***** Data
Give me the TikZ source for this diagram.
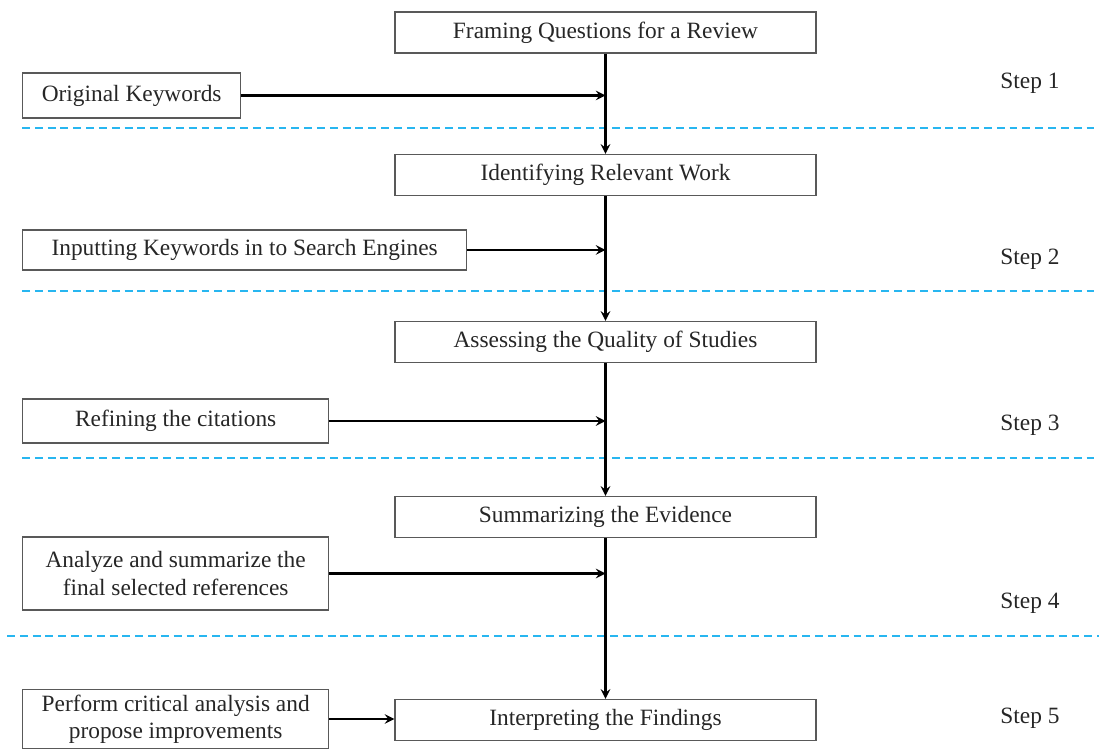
\documentclass[tikz,border=0pt]{standalone}
\usepackage{fontspec}
\setmainfont{Liberation Serif}
\usepackage{xcolor}
\usetikzlibrary{arrows, positioning}
\definecolor{sepblue}{RGB}{40,182,240}

\begin{document}
\begin{tikzpicture}[
    x=0.02cm, y=-0.02cm,
    every node/.style={font=\fontsize{13.3}{15.4}\selectfont, text=black!85},
    mainblock/.style={rectangle, draw=black!65, line width=0.8pt, minimum width=8.42cm, minimum height=0.82cm, inner sep=0pt},
    sideblock/.style={rectangle, draw=black!65, line width=0.8pt, anchor=west, align=center, inner sep=0pt},
    arrow/.style={->, >=stealth, line width=1.4pt},
    sep/.style={dash pattern=on 4.5pt off 2.8pt, line width=1.1pt, color=sepblue}
]
\useasboundingbox (0,0) rectangle (1099,749);

\node[mainblock] (framing) at (605.5,32.5) {Framing Questions for a Review};
\node[mainblock] (identify) at (605.5,175) {Identifying Relevant Work};
\node[mainblock] (assess) at (605.5,342) {Assessing the Quality of Studies};
\node[mainblock] (summarize) at (605.5,517) {Summarizing the Evidence};
\node[mainblock] (interpret) at (605.5,720) {Interpreting the Findings};

% Side inputs
\node[sideblock, minimum width=4.36cm, minimum height=0.9cm] (keywords) at (22,95.5) {Original Keywords};
\node[sideblock, minimum width=8.88cm, minimum height=0.8cm] (search) at (22,250) {Inputting Keywords in to Search Engines};
\node[sideblock, minimum width=6.12cm, minimum height=0.88cm] (refine) at (22,421) {Refining the citations};
\node[sideblock, minimum width=6.12cm, minimum height=1.46cm] (analyze) at (22,573.5) {Analyze and summarize the\\final selected references};
\node[sideblock, minimum width=6.12cm, minimum height=1.18cm] (critical) at (22,719) {Perform critical analysis and\\propose improvements};

% Step labels
\node (step1) at (1030,83) {Step 1};
\node (step2) at (1030,259) {Step 2};
\node (step3) at (1030,425) {Step 3};
\node (step4) at (1030,603) {Step 4};
\node (step5) at (1030,718) {Step 5};

% Separators
\draw[sep] (22,128) -- (1099,128);
\draw[sep] (22,291) -- (1099,291);
\draw[sep] (22,458) -- (1099,458);
\draw[sep] (7,636) -- (1099,636);

\draw[arrow] (framing) -- (identify);
\draw[arrow] (identify) -- (assess);
\draw[arrow] (assess) -- (summarize);
\draw[arrow] (summarize) -- (interpret);

\draw[arrow] (keywords) -- (keywords -| framing.south);
\draw[arrow] (search) -- (search -| identify.south);
\draw[arrow] (refine) -- (refine -| assess.south);
\draw[arrow] (analyze) -- (analyze -| summarize.south);
\draw[arrow] (critical) -- (critical -| interpret.west);
\end{tikzpicture}
\end{document}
**********
Reproduce only the lines from the beginning of the data through the line that contains "(0,0) rectangle (1099,749);", both included, and please drop the pictures.

Task output ::
Give me the TikZ source for this diagram.
\documentclass[tikz,border=0pt]{standalone}
\usepackage{fontspec}
\setmainfont{Liberation Serif}
\usepackage{xcolor}
\usetikzlibrary{arrows, positioning}
\definecolor{sepblue}{RGB}{40,182,240}

\begin{document}
\begin{tikzpicture}[
    x=0.02cm, y=-0.02cm,
    every node/.style={font=\fontsize{13.3}{15.4}\selectfont, text=black!85},
    mainblock/.style={rectangle, draw=black!65, line width=0.8pt, minimum width=8.42cm, minimum height=0.82cm, inner sep=0pt},
    sideblock/.style={rectangle, draw=black!65, line width=0.8pt, anchor=west, align=center, inner sep=0pt},
    arrow/.style={->, >=stealth, line width=1.4pt},
    sep/.style={dash pattern=on 4.5pt off 2.8pt, line width=1.1pt, color=sepblue}
]
\useasboundingbox (0,0) rectangle (1099,749);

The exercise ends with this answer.